Security and economy questions in country linger 33 years later

Fred K. Muhumuza

What you need to know:

  • Weak institutions. Several boda boda riders compete for the occasional customer as many prefer to walk home. Wrangles related to land grabbing, boundary disputes and family feuds have been amplified by weak institutions and corruption among government officials.

On Friday, September 13, 1985, a small boy rode a Raleigh bicycle into Hoima Town to take 40kgs of maize to a mill, buy soap and gather news on the fragile security situation following the overthrow of the Obote government on July 27, 1985.
Apart from the dark nimbus clouds that often come in September, that day the town also welcomed several lorryloads of soldiers brandishing brand new AK-47 rifles. The boy had no idea that the soldiers were destined for his sub-county headquarters of Buhimba, some seven miles out of Hoima Town.
Buhimba was a humble trading centre with about a dozen buildings that doubled as shops and residences. A few youth would loiter the single street every afternoon after a hard day’s work in the gardens.
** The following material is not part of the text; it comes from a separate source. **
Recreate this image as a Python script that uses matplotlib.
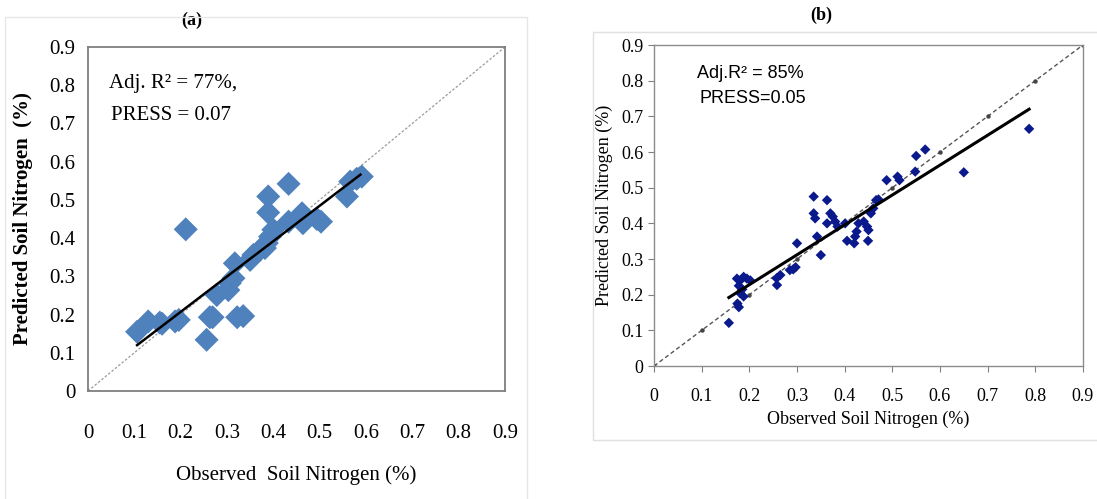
import numpy as np
import matplotlib.pyplot as plt
from matplotlib.patches import Rectangle

# Panel (a) observed vs predicted soil nitrogen (%)
obs_a = [0.106, 0.130, 0.155, 0.160, 0.188, 0.196, 0.211, 0.256, 0.263, 0.269,
         0.278, 0.303, 0.306, 0.314, 0.317, 0.322, 0.335, 0.350, 0.357, 0.371,
         0.382, 0.386, 0.393, 0.400, 0.389, 0.389, 0.433, 0.433, 0.462, 0.464,
         0.494, 0.503, 0.559, 0.566, 0.580, 0.591]
pred_a = [0.155, 0.182, 0.179, 0.176, 0.182, 0.186, 0.423, 0.134, 0.193, 0.193,
          0.251, 0.264, 0.282, 0.295, 0.334, 0.193, 0.196, 0.343, 0.356, 0.369,
          0.374, 0.387, 0.404, 0.422, 0.467, 0.509, 0.542, 0.443, 0.465, 0.439,
          0.450, 0.443, 0.509, 0.548, 0.555, 0.561]
fit_a_x = [0.106, 0.588]
fit_a_y = [0.120, 0.566]

# Panel (b)
obs_b = [0.157, 0.175, 0.178, 0.174, 0.181, 0.188, 0.195, 0.202, 0.178, 0.185,
         0.188, 0.180, 0.257, 0.258, 0.265, 0.285, 0.292, 0.297, 0.300, 0.335,
         0.335, 0.338, 0.342, 0.350, 0.363, 0.363, 0.370, 0.375, 0.380, 0.385,
         0.401, 0.405, 0.420, 0.422, 0.425, 0.429, 0.440, 0.447, 0.450, 0.449,
         0.455, 0.460, 0.466, 0.471, 0.488, 0.511, 0.515, 0.548, 0.550, 0.569,
         0.650, 0.787]
pred_b = [0.121, 0.175, 0.165, 0.245, 0.240, 0.250, 0.245, 0.240, 0.225, 0.215,
          0.195, 0.205, 0.246, 0.227, 0.255, 0.269, 0.271, 0.277, 0.344, 0.475,
          0.428, 0.414, 0.363, 0.311, 0.465, 0.400, 0.428, 0.419, 0.405, 0.391,
          0.400, 0.351, 0.344, 0.363, 0.377, 0.400, 0.405, 0.391, 0.381, 0.351,
          0.428, 0.442, 0.465, 0.467, 0.521, 0.531, 0.521, 0.545, 0.589, 0.607,
          0.543, 0.665]
fit_b_x = [0.157, 0.787]
fit_b_y = [0.192, 0.720]

ticks = [0, 0.1, 0.2, 0.3, 0.4, 0.5, 0.6, 0.7, 0.8, 0.9]
tick_labels = ['0', '0.1', '0.2', '0.3', '0.4', '0.5', '0.6', '0.7', '0.8', '0.9']

serif = 'Liberation Serif'
sans = 'Liberation Sans'

fig = plt.figure(figsize=(10.97, 4.99), dpi=100)

# faint panel frames
fig.patches.append(Rectangle((0.005, -0.01), 0.475, 0.975, transform=fig.transFigure,
                             fill=False, edgecolor='#e6e6e6', lw=1))
fig.patches.append(Rectangle((0.541, 0.118), 0.47, 0.818, transform=fig.transFigure,
                             fill=False, edgecolor='#e0e0e0', lw=1))

# ---- panel (a)
ax1 = fig.add_axes([0.0802, 0.2164, 0.3801, 0.6894])
ax1.plot([0, 0.9], [0, 0.9], ls=(0, (2, 1.5)), color='#9a9a9a', lw=0.9, zorder=1)
ax1.scatter(obs_a, pred_a, marker='D', s=150, color='#4F81BD', edgecolors='none', zorder=2)
ax1.plot(fit_a_x, fit_a_y, color='black', lw=1.8, zorder=3)
ax1.set_xlim(0, 0.9)
ax1.set_ylim(0, 0.9)
ax1.set_xticks(ticks)
ax1.set_xticklabels(tick_labels)
ax1.set_yticks(ticks)
ax1.set_yticklabels(tick_labels)
ax1.tick_params(axis='both', length=0, labelsize=15)
ax1.tick_params(axis='x', pad=24)
ax1.tick_params(axis='y', pad=9)
for lab in ax1.get_xticklabels() + ax1.get_yticklabels():
    lab.set_family(serif)
for sp in ax1.spines.values():
    sp.set_color('#7f7f7f')
    sp.set_linewidth(1.3)
ax1.set_xlabel('Observed  Soil Nitrogen (%)', family=serif, fontsize=15, labelpad=16)
ax1.set_ylabel('Predicted Soil Nitrogen  (%)', family=serif, fontsize=15,
               fontweight='bold', labelpad=12)
ax1.text(0.045, 0.805, 'Adj. R² = 77%,', family=serif, fontsize=15, va='center')
ax1.text(0.05, 0.72, 'PRESS = 0.07', family=serif, fontsize=15, va='center')
ax1.set_title('(a)', family=serif, fontsize=13, fontweight='bold', pad=16, x=0.25)

# ---- panel (b)
ax2 = fig.add_axes([0.5962, 0.2665, 0.3910, 0.6433])
ax2.plot([0, 0.9], [0, 0.9], ls=(0, (3, 2)), color='#555555', lw=1.0, zorder=1)
ax2.plot(ticks, ticks, ls='none', marker='o', markersize=2.2, color='#444444', zorder=1)
ax2.scatter(obs_b, pred_b, marker='D', s=28, color='#0a1a8c', edgecolors='none', zorder=2)
ax2.plot(fit_b_x, fit_b_y, color='black', lw=2.2, zorder=3)
ax2.set_xlim(0, 0.9)
ax2.set_ylim(0, 0.9)
ax2.set_xticks(ticks)
ax2.set_xticklabels(tick_labels)
ax2.set_yticks(ticks)
ax2.set_yticklabels(tick_labels)
ax2.tick_params(axis='both', direction='out', length=4, width=0.8, color='#808080',
                labelsize=13)
ax2.tick_params(axis='x', pad=12)
for lab in ax2.get_xticklabels() + ax2.get_yticklabels():
    lab.set_family(serif)
for sp in ax2.spines.values():
    sp.set_color('#8c8c8c')
    sp.set_linewidth(1.0)
ax2.set_xlabel('Observed Soil Nitrogen (%)', family=serif, fontsize=13, labelpad=4)
ax2.set_ylabel('Predicted Soil Nitrogen (%)', family=serif, fontsize=13, labelpad=6)
ax2.text(0.09, 0.82, 'Adj.R² = 85%', family=sans, fontsize=13, va='center')
ax2.text(0.095, 0.75, 'PRESS=0.05', family=sans, fontsize=13, va='center')
ax2.set_title('(b)', family=serif, fontsize=13, fontweight='bold', pad=18, x=0.39)

fig.savefig('out.png', dpi=100)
By the time the government soldiers were repulsed on October 30, 1985 by Museveni’s National Resistance Army (NRA) guerillas, several people had been displaced, raped or murdered. The common thread in nearly every survivor’s story was the act of running across hills and valleys from villages full of guns to villages full of guns.
Escaping the guns of the government soldiers to hide behind the guns of the NRA was a desire of every man, woman and child. Ideological differences of the men with guns seemed to be the major distinction.
The small boy with a bicycle, author of this story, stayed in Buhimba to protect his home’s fragile economy against thieves who roamed the empty villages.

That was until a landmine blew up a truck of soldiers close to his home sparking a wave of kidnaps and murders. The boy fled to relative safety in Hoima Town. Though poverty was as rampant as the marauding soldiers, the disgruntled old and youth focused on resolving the security problem with some joining the guerillas.
Now 33 three years later, Buhimba is a sprawling town council with countless buildings, maize mills, private and public schools, a petrol station, a weekly market and mobile money agents. There is electricity, water and a tarmac road under construction.

The communal cattle dip has disappeared just like the efficient medical services that saw the small boy get his badly injured finger treated with regular antibiotics and antiseptics for an entire month in the mid-1970s.
Buhimba is certainly not a war zone anymore, but, like many parts of Uganda, still grapples with problems of security of person and property, poverty, inequality and diseases, given the elusiveness of the impact of the 33-year development story.
Many buildings, now made of permanent material, are either unfinished or unused as the business boom has not been sustained.

Several boda boda riders compete for the occasional customer as many prefer to walk home. Wrangles related to land grabbing, boundary disputes and family feuds have been amplified by weak institutions and corruption among government officials.
It is not clear which gun-wielding person to run to as the demystification of the gun has become a mystery given the unclear ideology of the men in uniform.

The story of Buhimba resonates across Uganda where a lot of physical development has hardly impacted the quality of life. Millions of immunised children have grown up to get poor education and no jobs.
Many youth are using the electronic media to tap social capital and beg for survival through Mobile Money or ask each other “what is up?” for us besides the dark nimbus clouds that often come in September every year.
The battle lines of 1985 have only changed form after all.

Dr Muhumuza is a development policy analyst committed to inclusive growth.